We were on the way to the Compressor House gallery, to see the exhibition of David Bailey's East End photos. I had vaguely thought of walking along the docks to get in the mood, but the realisation that this would only provide an uninterrupted view of the Excel Centre, together with the drizzle, persuaded us to board the DLR for a few stops. The area seemed to be heavily populated by Olympic volunteers, all dressed in their purple and vivid red jackets, though not all wearing their regulation beige slacks (which do look a bit middle-aged, to be fair).
Bailey's selected photos are made up of work from the 60s, 80s and recent years. The earliest include a number of large scale colour prints of cockernee characters, including those nice boys, the Krays, plus the inhabitants of various boozers and card clubs. They're amusing, but they try too hard. I imagine they were originally intended for photo essays in magazines: "How the other half lives", that sort of thing.
The better works are the black and white shots of decrepit areas and their equally ruined denizens, those these too shade into caricature at times. There are old Jewish shop signs aplenty, and images of Brick Lane that wouldn't have been out of place in the Lodz ghetto. It's obvious Bailey was keen to capture what was visibly disappearing through slum clearance and city development.
|The 80s shots are concentrated on the Royal Docks area. This was the fallow period between the docks decline and the LDDC regeneration, and before London City Airport arose in Silvertown just across from the Compressor House. The photos are appropriately depopulated except for a handful featuring Bailey's new wife in ironic, noirish compositions, dressed to the nines and holding a handgun (a small echo of the Krays, perhaps). The skies are generally lowering and the buildings sinister. Not wholly unlike today.
These are the set of photos that show Bailey in his professional pomp, wholly in control of the subject and able to extract visual interest from even the bleakest environment. They lack the exuberance of the 60s set, and the wit of his more recent work, but they have a cold and compelling beauty to them.

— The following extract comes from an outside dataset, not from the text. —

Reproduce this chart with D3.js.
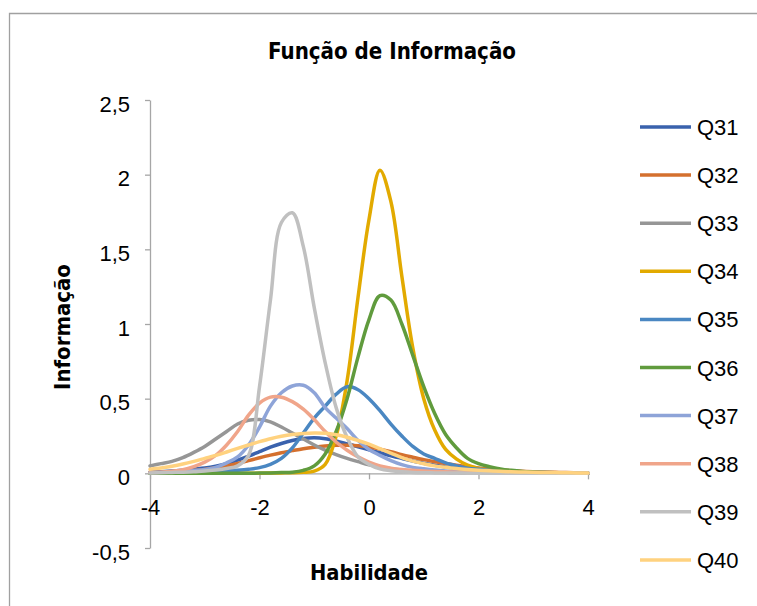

The use of black and white might appear regressive, even nostalgic, but it's better suited to what are essentially sculptural subjects, old pubs in otherwise flattened landscapes, dock gates and railings, and the serried ranks of cranes in the background.
The recent photos were large and in colour, many picking up the vibrant hues of saris and modern shops frontages, but interspersed with junk and jetsam from earlier eras. There's no theme here, these are random shots after all, but there is an air of sadness. Heads are usually turned away from the camera, in contrast with the face-on 60s work, and sometimes cropped out of shot altogether.
There is also a single panel of photos of Bailey's family from the 40s and 50s, including the first picture he took, a group shot on the beach. These look like the record of a destroyed Mitteleuropa. His first recognisable art photo is a shot of his sister, Thelma, in silhouette. This photo hints at the faceless compositions to come.
The sequence in chronological order moves from family, through community, via deserted wasteland to multiple communities and personal isolation. You get the sense that Bailey has ambivalent feelings about the evolution of the East End. It's a good exhibition, worth the trip (particularly via the cable-car), but do take a brolly.